Zur Erinnerung an den unvergesslichen „Ratze-Kieler" Ruderachter
In einer Saison, in der der Deutsche Ruderverband mit einem "Projekt-Achter" experimentiert, ist es ein geeigneter Zeitpunkt, an eine Crew zu erinnern, die vor 50 Jahren ihren Siegeszug bei allen großen damaligen Regatten begann.

17.08.2009

Es war bei den Europameisterschaften am 23. August 1959 auf der Saone bei Macon in Südfrankreich, als dem deutschen Rudersport der bis dahin größte Triumph seit den Olympischen Spielen 1936 in Berlin gelang: In sechs von sieben Bootsklassen hatten sich die Ruderer des DRV für das Finale qualifiziert und gewannen dann in den Endläufen vier Gold- und zwei Silbermedaillen.
Acht Kieler Studenten vom Ratzeburger RC und von Ditmarsia Kiel, alle zwischen 22 und 23 Jahre alt und trainiert von den beiden Studienräten Karl Wiepcke (Kiel) und Karl Adam (Ratzeburg), die bereits in unterschiedlichen Zusammensetzungen in kleineren Bootsklassen in den Vorjahren deutsche und internationale Titel gewonnen hatten, starteten 1959 dann gemeinsam im Achter und blieben bereits vor der EM in acht großen Regatten unbesiegt. In der endgültigen Besetzung mit Hans Lenk (dem späteren Universitätsprofessor und Weltpräsidenten der Philosophen), Klaus Bittner, Karl-Heinz Hopp, Moritz von Groddeck, Kraft Schepke, Frank Schepke, Walter Schröder, Manfred Rulffs und Steuermann Willi Padge gewannen die „Ratze-Kieler" 1959 überlegen die Deutsche Meisterschaft und die EM-Qualifikation.
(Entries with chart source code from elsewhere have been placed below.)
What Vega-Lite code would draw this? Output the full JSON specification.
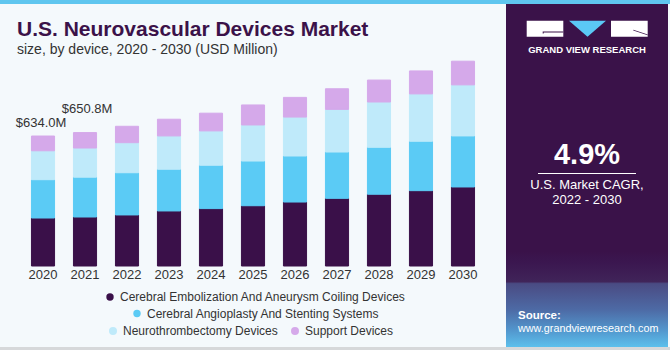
{
  "$schema": "https://vega.github.io/schema/vega-lite/v6.json",
  "background": "#f4f9fc",
  "padding": 0,
  "spacing": 0,
  "config": {
    "view": {"stroke": null},
    "font": "Liberation Sans",
    "legend": {"orient": "none", "symbolType": "circle", "labelFontSize": 12, "labelColor": "#333333", "labelFont": "Liberation Sans", "padding": 0, "labelOffset": 4, "labelLimit": 0}
  },
  "datasets": {
    "market": [
      {"year": "2020", "device": "Cerebral Embolization And Aneurysm Coiling Devices", "value": 234},
      {"year": "2020", "device": "Cerebral Angioplasty And Stenting Systems", "value": 187},
      {"year": "2020", "device": "Neurothrombectomy Devices", "value": 141},
      {"year": "2020", "device": "Support Devices", "value": 72},
      {"year": "2021", "device": "Cerebral Embolization And Aneurysm Coiling Devices", "value": 239},
      {"year": "2021", "device": "Cerebral Angioplasty And Stenting Systems", "value": 194.5},
      {"year": "2021", "device": "Neurothrombectomy Devices", "value": 142},
      {"year": "2021", "device": "Support Devices", "value": 75.3},
      {"year": "2022", "device": "Cerebral Embolization And Aneurysm Coiling Devices", "value": 249},
      {"year": "2022", "device": "Cerebral Angioplasty And Stenting Systems", "value": 206},
      {"year": "2022", "device": "Neurothrombectomy Devices", "value": 146.5},
      {"year": "2022", "device": "Support Devices", "value": 80},
      {"year": "2023", "device": "Cerebral Embolization And Aneurysm Coiling Devices", "value": 268.5},
      {"year": "2023", "device": "Cerebral Angioplasty And Stenting Systems", "value": 203.5},
      {"year": "2023", "device": "Neurothrombectomy Devices", "value": 162.5},
      {"year": "2023", "device": "Support Devices", "value": 81.5},
      {"year": "2024", "device": "Cerebral Embolization And Aneurysm Coiling Devices", "value": 280},
      {"year": "2024", "device": "Cerebral Angioplasty And Stenting Systems", "value": 211.5},
      {"year": "2024", "device": "Neurothrombectomy Devices", "value": 167.5},
      {"year": "2024", "device": "Support Devices", "value": 86.4},
      {"year": "2025", "device": "Cerebral Embolization And Aneurysm Coiling Devices", "value": 294},
      {"year": "2025", "device": "Cerebral Angioplasty And Stenting Systems", "value": 218},
      {"year": "2025", "device": "Neurothrombectomy Devices", "value": 176},
      {"year": "2025", "device": "Support Devices", "value": 97.6},
      {"year": "2026", "device": "Cerebral Embolization And Aneurysm Coiling Devices", "value": 312},
      {"year": "2026", "device": "Cerebral Angioplasty And Stenting Systems", "value": 224.5},
      {"year": "2026", "device": "Neurothrombectomy Devices", "value": 190},
      {"year": "2026", "device": "Support Devices", "value": 96},
      {"year": "2027", "device": "Cerebral Embolization And Aneurysm Coiling Devices", "value": 330},
      {"year": "2027", "device": "Cerebral Angioplasty And Stenting Systems", "value": 226},
      {"year": "2027", "device": "Neurothrombectomy Devices", "value": 208},
      {"year": "2027", "device": "Support Devices", "value": 100.6},
      {"year": "2028", "device": "Cerebral Embolization And Aneurysm Coiling Devices", "value": 350},
      {"year": "2028", "device": "Cerebral Angioplasty And Stenting Systems", "value": 229},
      {"year": "2028", "device": "Neurothrombectomy Devices", "value": 221},
      {"year": "2028", "device": "Support Devices", "value": 107},
      {"year": "2029", "device": "Cerebral Embolization And Aneurysm Coiling Devices", "value": 367.5},
      {"year": "2029", "device": "Cerebral Angioplasty And Stenting Systems", "value": 241},
      {"year": "2029", "device": "Neurothrombectomy Devices", "value": 231},
      {"year": "2029", "device": "Support Devices", "value": 112},
      {"year": "2030", "device": "Cerebral Embolization And Aneurysm Coiling Devices", "value": 385.5},
      {"year": "2030", "device": "Cerebral Angioplasty And Stenting Systems", "value": 249},
      {"year": "2030", "device": "Neurothrombectomy Devices", "value": 249},
      {"year": "2030", "device": "Support Devices", "value": 115.6}
    ]
  },
  "vconcat": [
    {
      "width": 670, "height": 4,
      "view": {"fill": "#5fc6ef", "stroke": null},
      "data": {"values": []},
      "mark": "rect",
      "encoding": {}
    },
    {
      "spacing": 0,
      "hconcat": [
        {
          "width": 506, "height": 262,
          "title": {
            "text": "U.S. Neurovascular Devices Market",
            "subtitle": "size, by device, 2020 - 2030 (USD Million)",
            "anchor": "start", "frame": "group", "dx": 17,
            "fontSize": 21, "fontWeight": "bold", "color": "#3b1249", "font": "Liberation Sans",
            "subtitleFontSize": 14, "subtitleColor": "#333333", "subtitleFont": "Liberation Sans", "subtitlePadding": 3,
            "offset": -53
          },
          "layer": [
            {
              "data": {"name": "market"},
              "transform": [
                {"calculate": "indexof(['Cerebral Embolization And Aneurysm Coiling Devices','Cerebral Angioplasty And Stenting Systems','Neurothrombectomy Devices','Support Devices'], datum.device)", "as": "ord"},
                {"calculate": "datum.device", "as": "device2"},
                {"calculate": "datum.device", "as": "device3"}
              ],
              "mark": {"type": "bar"},
              "encoding": {
                "x": {"field": "year", "type": "ordinal", "scale": {"paddingInner": 0.45, "paddingOuter": 0.749},
                      "axis": {"title": null, "domain": false, "ticks": false, "labelAngle": 0, "labelFontSize": 13, "labelColor": "#333333", "labelPadding": 2, "labelFont": "Liberation Sans"}},
                "y": {"field": "value", "type": "quantitative", "stack": "zero", "scale": {"domain": [0, 1278], "nice": false}, "axis": null},
                "fill": {"field": "device", "type": "nominal",
                         "scale": {"domain": ["Cerebral Embolization And Aneurysm Coiling Devices", "Cerebral Angioplasty And Stenting Systems", "Neurothrombectomy Devices", "Support Devices"],
                                   "range": ["#3a1049", "#5bcbf5", "#bfeafa", "#d5a9ea"]},
                         "legend": {"title": null, "values": ["Cerebral Embolization And Aneurysm Coiling Devices"], "legendX": 104, "legendY": 291,
                                    "symbolSize": 55, "symbolStrokeWidth": 0, "symbolStrokeColor": "transparent"}},
                "opacity": {"field": "device3", "type": "nominal", "scale": {"type": "ordinal", "range": [1, 1, 1, 1]},
                            "legend": {"title": null, "values": ["Cerebral Angioplasty And Stenting Systems"], "legendX": 131, "legendY": 307.5,
                                       "symbolSize": 55, "symbolStrokeWidth": 0, "symbolStrokeColor": "transparent", "symbolFillColor": "#5bcbf5"}},
                "stroke": {"field": "device2", "type": "nominal",
                           "scale": {"domain": ["Neurothrombectomy Devices", "Support Devices", "Cerebral Embolization And Aneurysm Coiling Devices", "Cerebral Angioplasty And Stenting Systems"],
                                     "range": ["#bfeafa", "#d5a9ea", "#3a1049", "#5bcbf5"]},
                           "legend": {"title": null, "values": ["Neurothrombectomy Devices", "Support Devices"], "direction": "horizontal", "columns": 2, "columnPadding": 7,
                                      "legendX": 107, "legendY": 325, "symbolSize": 16, "symbolStrokeWidth": 4, "symbolFillColor": "transparent"}},
                "order": {"field": "ord", "type": "quantitative"}
              }
            },
            {
              "data": {"values": [{"year": "2020", "total": 634.0, "label": "$634.0M"}]},
              "mark": {"type": "text", "fontSize": 13, "color": "#333333", "dy": -9, "dx": -2, "baseline": "alphabetic"},
              "encoding": {
                "x": {"field": "year", "type": "ordinal"},
                "y": {"field": "total", "type": "quantitative"},
                "text": {"field": "label"}
              }
            },
            {
              "data": {"values": [{"year": "2021", "total": 650.8, "label": "$650.8M"}]},
              "mark": {"type": "text", "fontSize": 13, "color": "#333333", "dy": -20, "dx": 2, "baseline": "alphabetic"},
              "encoding": {
                "x": {"field": "year", "type": "ordinal"},
                "y": {"field": "total", "type": "quantitative"},
                "text": {"field": "label"}
              }
            }
          ]
        },
        {
          "spacing": 0,
          "vconcat": [
            {
              "width": 162, "height": 92,
              "view": {"fill": "#3a1249", "stroke": null},
              "title": {"text": "GRAND VIEW RESEARCH", "orient": "bottom", "frame": "group", "anchor": "middle", "offset": -51,
                        "fontSize": 9.5, "fontWeight": "bold", "color": "#ffffff"},
              "layer": [
                {
                  "data": {"values": [{"part": "logo G block"}]},
                  "mark": {"type": "point", "filled": true, "size": 400, "opacity": 1, "strokeWidth": 0, "fill": "#ffffff",
                           "shape": "M-6.03,-2.93L-2.37,-2.93L-2.37,-1.33L-6.03,-1.33Z"},
                  "encoding": {}
                },
                {
                  "data": {"values": [{"part": "logo R block"}]},
                  "mark": {"type": "point", "filled": true, "size": 400, "opacity": 1, "strokeWidth": 0, "fill": "#ffffff",
                           "shape": "M2.4,-2.93L6.07,-2.93L6.07,-1.33L2.4,-1.33Z"},
                  "encoding": {}
                },
                {
                  "data": {"values": [{"part": "logo V triangle"}]},
                  "mark": {"type": "point", "filled": true, "size": 400, "opacity": 1, "strokeWidth": 0, "fill": "#5bc8f5",
                           "shape": "M-1.8,-2.93L1.9,-2.93L0.05,-1.33Z"},
                  "encoding": {}
                },
                {
                  "data": {"values": [{"part": "logo inner strokes"}]},
                  "mark": {"type": "point", "filled": true, "size": 400, "opacity": 1, "strokeWidth": 0, "fill": "#3a1249",
                           "shape": "M-4.43,-1.86L-2.37,-1.86L-2.37,-1.76L-4.33,-1.76L-4.33,-1.66L-4.43,-1.66ZM4.63,-2.02L6.07,-1.56L6.07,-1.47L4.63,-1.94Z"},
                  "encoding": {}
                }
              ]
            },
            {
              "width": 162, "height": 155,
              "view": {"fill": "#3a1249", "stroke": null},
              "data": {"values": [{}]},
              "mark": {"type": "tick", "orient": "horizontal", "size": 98, "thickness": 1, "color": "#ffffff", "opacity": 1},
              "encoding": {},
              "title": {"text": "4.9%", "subtitle": ["U.S. Market CAGR,", "2022 - 2030"], "orient": "bottom", "frame": "group", "anchor": "middle", "offset": -110,
                        "fontSize": 29, "fontWeight": "bold", "color": "#ffffff", "subtitleColor": "#ffffff", "subtitleFontSize": 13, "subtitleLineHeight": 14.5, "subtitlePadding": 9}
            },
            {
              "width": 162, "height": 96,
              "view": {"fill": {"gradient": "linear", "x1": 0, "y1": 0, "x2": 0, "y2": 1,
                                "stops": [{"offset": 0, "color": "#3a1249"}, {"offset": 0.125, "color": "#3b1750"}, {"offset": 0.32, "color": "#402459"}, {"offset": 0.34, "color": "#4a4b83"}, {"offset": 0.61, "color": "#4d6aa5"}, {"offset": 0.82, "color": "#5295cc"}, {"offset": 1, "color": "#5cc0ec"}]},
                       "stroke": null},
              "data": {"values": []},
              "mark": "rect",
              "encoding": {},
              "title": {"text": "Source:", "subtitle": "www.grandviewresearch.com", "orient": "bottom", "frame": "group", "anchor": "start", "dx": 12, "offset": -37,
                        "fontSize": 11.5, "fontWeight": "bold", "color": "#ffffff", "subtitleColor": "#ffffff", "subtitleFontSize": 10.8, "subtitlePadding": 1.5}
            }
          ]
        }
      ]
    },
    {
      "width": 670, "height": 3,
      "view": {"fill": "#d6d8da", "stroke": null},
      "data": {"values": []},
      "mark": "rect",
      "encoding": {}
    }
  ]
}
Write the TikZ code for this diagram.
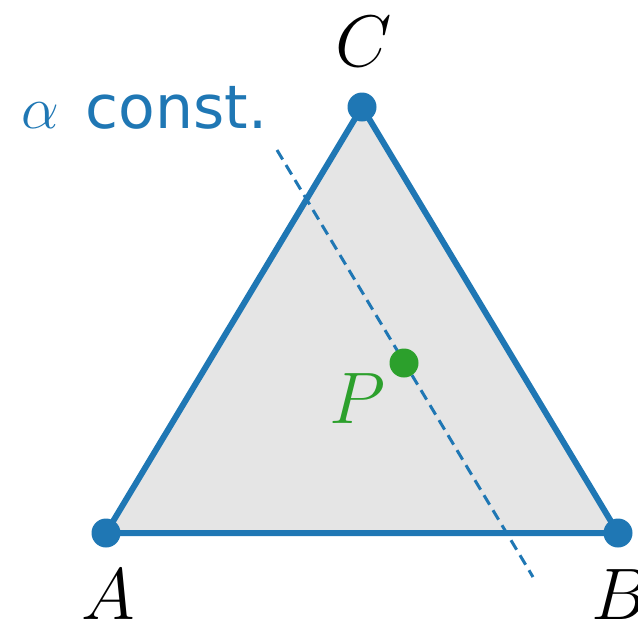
\RequirePackage{fix-cm}
\documentclass[tikz,border=0pt]{standalone}
\usepackage{fontspec}
\newfontfamily\dvsans{DejaVu Sans}
\definecolor{mblue}{HTML}{1F77B4}
\definecolor{mgreen}{HTML}{2CA02C}
\definecolor{mgray}{HTML}{E5E5E5}
\begin{document}
\begin{tikzpicture}[x=1pt,y=-1pt,
  vdot/.style={circle,fill=mblue,inner sep=0pt,minimum size=29pt},
  lbl/.style={font=\fontsize{73}{80}\selectfont,inner sep=0pt,anchor=base},
  edge/.style={draw=mblue,line width=6pt,line join=round}]
\useasboundingbox (0,0) rectangle (638,625);
\coordinate (A) at (106,533);
\coordinate (B) at (618,533);
\coordinate (C) at (362,107);
\fill[mgray] (A) -- (B) -- (C) -- cycle;
\draw[mblue,line width=3pt,dash pattern=on 11pt off 6.5pt] (277,150) coordinate (d1) -- (533,577) coordinate (d2);
\draw[edge] (A) -- (B) -- (C) -- cycle;
\node[vdot] (nA) at (A) {};
\node[vdot] (nB) at (B) {};
\node[vdot] (nC) at (C) {};
\node[circle,fill=mgreen,inner sep=0pt,minimum size=29pt] (P) at (404,363) {};
\node[lbl] (lC) at (364,66) {$C$};
\node[lbl] (lA) at (108,619) {$A$};
\node[lbl] (lB) at (620,619) {$B$};
\node[lbl,text=mgreen] (lP) at (357,423) {$P$};
\node[inner sep=0pt,anchor=base west,text=mblue,font=\fontsize{60}{68}\selectfont] (al) at (21,128) {$\alpha$\hspace{27pt}{\dvsans const.}};
\end{tikzpicture}
\end{document}
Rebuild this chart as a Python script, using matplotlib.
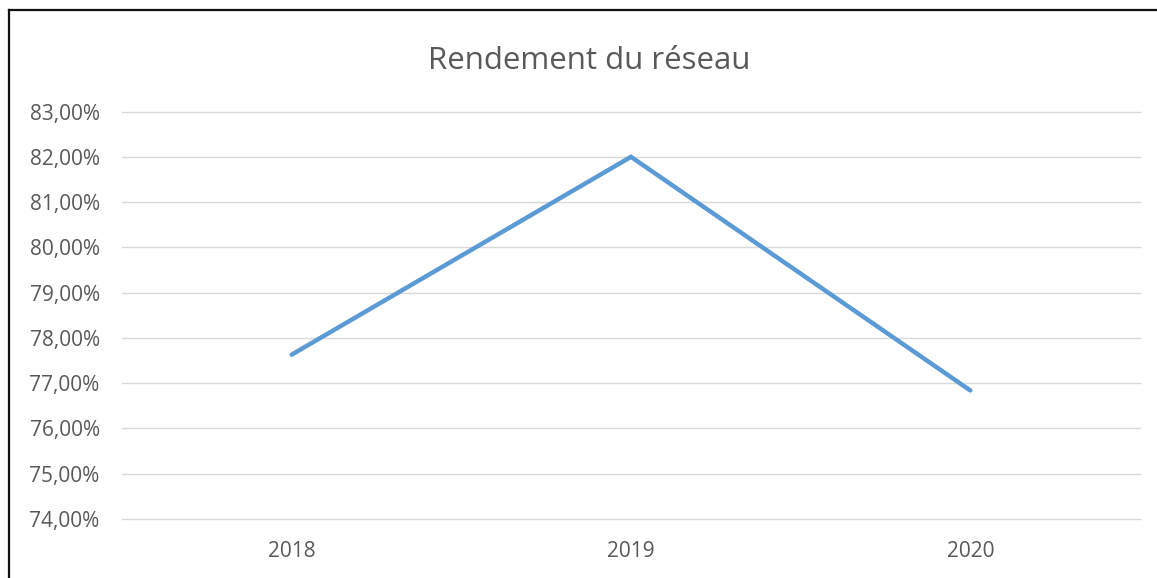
import matplotlib.pyplot as plt
from matplotlib.lines import Line2D
from matplotlib.ticker import FuncFormatter

years = ["2018", "2019", "2020"]
rendement = [77.63, 82.00, 76.84]
y_ticks = [74, 75, 76, 77, 78, 79, 80, 81, 82, 83]

plt.rcParams['font.family'] = ['Open Sans', 'DejaVu Sans']

fig = plt.figure(figsize=(11.57, 5.78), dpi=100)
ax = fig.add_axes([0.1054, 0.102, 0.8799, 0.705])

ax.plot(range(len(years)), rendement, color="#5B9BD5", linewidth=3.2,
        solid_capstyle="round", solid_joinstyle="miter", zorder=3)

ax.set_xlim(-0.5, len(years) - 0.5)
ax.set_ylim(74, 83)
ax.set_xticks(range(len(years)))
ax.set_xticklabels(years)
ax.set_yticks(y_ticks)
ax.yaxis.set_major_formatter(FuncFormatter(lambda v, p: f"{v:.2f}".replace(".", ",") + "%"))
ax.grid(axis="y", color="#D9D9D9", linewidth=1)
for gl in ax.get_ygridlines():
    gl.set_clip_on(False)
ax.set_axisbelow(True)
for s in ax.spines.values():
    s.set_visible(False)
ax.tick_params(length=0, labelsize=15, colors="#595959")
ax.tick_params(axis="y", pad=16)
ax.tick_params(axis="x", pad=16)

fig.suptitle("Rendement du réseau", x=0.509, y=0.92, fontsize=22.5, color="#595959")

# frame visible at the top and left of the original screenshot
fig.add_artist(Line2D([0.0082, 1.0], [0.982, 0.982], color="#111111", linewidth=1.6))
fig.add_artist(Line2D([0.0082, 0.0082], [0.0, 0.982], color="#111111", linewidth=1.6))

fig.savefig("out.png", dpi=100)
Im Finale in Macon legten die Norddeutschen dann im Höllentempo los, hatten bei der Hälfte der Strecke (1000 m) bereits anderthalb Längen Vorsprung vor dem Boot der Sowjetunion und gewannen schließlich in neuer Rekordzeit von 5:51,71 Minuten mit über 50 Metern Vorsprung vor der Tschechoslowakei und der UdSSR. Die Presse nicht nur in Deutschland schrieb von einem „Wunder von Macon". Der „Deutschlandachter" wurde später in der Bundesrepublik zur „Mannschaft des Jahres" gewählt und vom Bundespräsidenten mit dem Silbernen Lorbeerblatt ausgezeichnet.
Diese Renngemeinschaft Kiel - Ratzeburg, oft auch der „Adam-Achter" genannt, beendete alle ihre Starts siegreich und durchbrach mit dem Gewinn der Goldmedaille bei den Olympischen Spielen 1960 in Rom die vierzigjährige Vorherrschaft der USA-Ruderer in dieser Disziplin. Das gesamte Team traf sich zum letzten Male in kompletter Besetzung zum 40jährigen Jubiläum des römischen Olympiasieges anlässlich der EXPO 200 in Hannover und ruderte noch einmal gemeinsam in einem Achter auf dem Maschsee. Zwischenzeitlich sind Karl-Heinz Hopp und Manfred Rulffs verstorben und können 2010 beim 50jährigen Jubiläumstreffen leider nicht mehr dabei sein.
„Wir sind bis heute eine Gemeinschaft von Kameraden und Freunden geblieben", so der heute in Kiel-Laboe heimisch gewordene 75jährige Kraft Schepke, "und treffen uns jedes Jahr, wann immer eine passende rudersportliche Gelegenheit dazu besteht“.
Nicht vergessen werden sollen in diesem Rückblick natürlich die drei anderen siegreichen deutschen Boote bei den Europameisterschaften 1959 in Macon: Im Zweier mit Steuermann wiederholten die Marler Riekemann/Berendes ihren Vorjahreserfolg, im Zweier ohne Steuermann sorgten die Ratzeburger Kliefoth/Kruse für eine erfreuliche Überraschung, und sogar mit drei Längen Vorsprung vor Holland legte der Düsseldorfer Germania-Vierer einen tollen Start - Ziel-Sieg in der Besetzung Dr. Heß/Cintl/Effertz/Wegner und Steuermann Obst hin. Der damals 26jährige Dr. Claus Heß, der im Jahr zuvor in Würzburg promoviert hatte, und später zahlreiche Führungsämter im deutschen Sport wahrnahm, wurde 1966 mit 33 Jahren als Nachfolger von Dr. Walter Wülfing jüngster Präsident eines deutschen Sportverbandes. Bis 1983 führte er den Deutschen Ruderverband als einen der erfolgreichsten deutschen Sportverbände.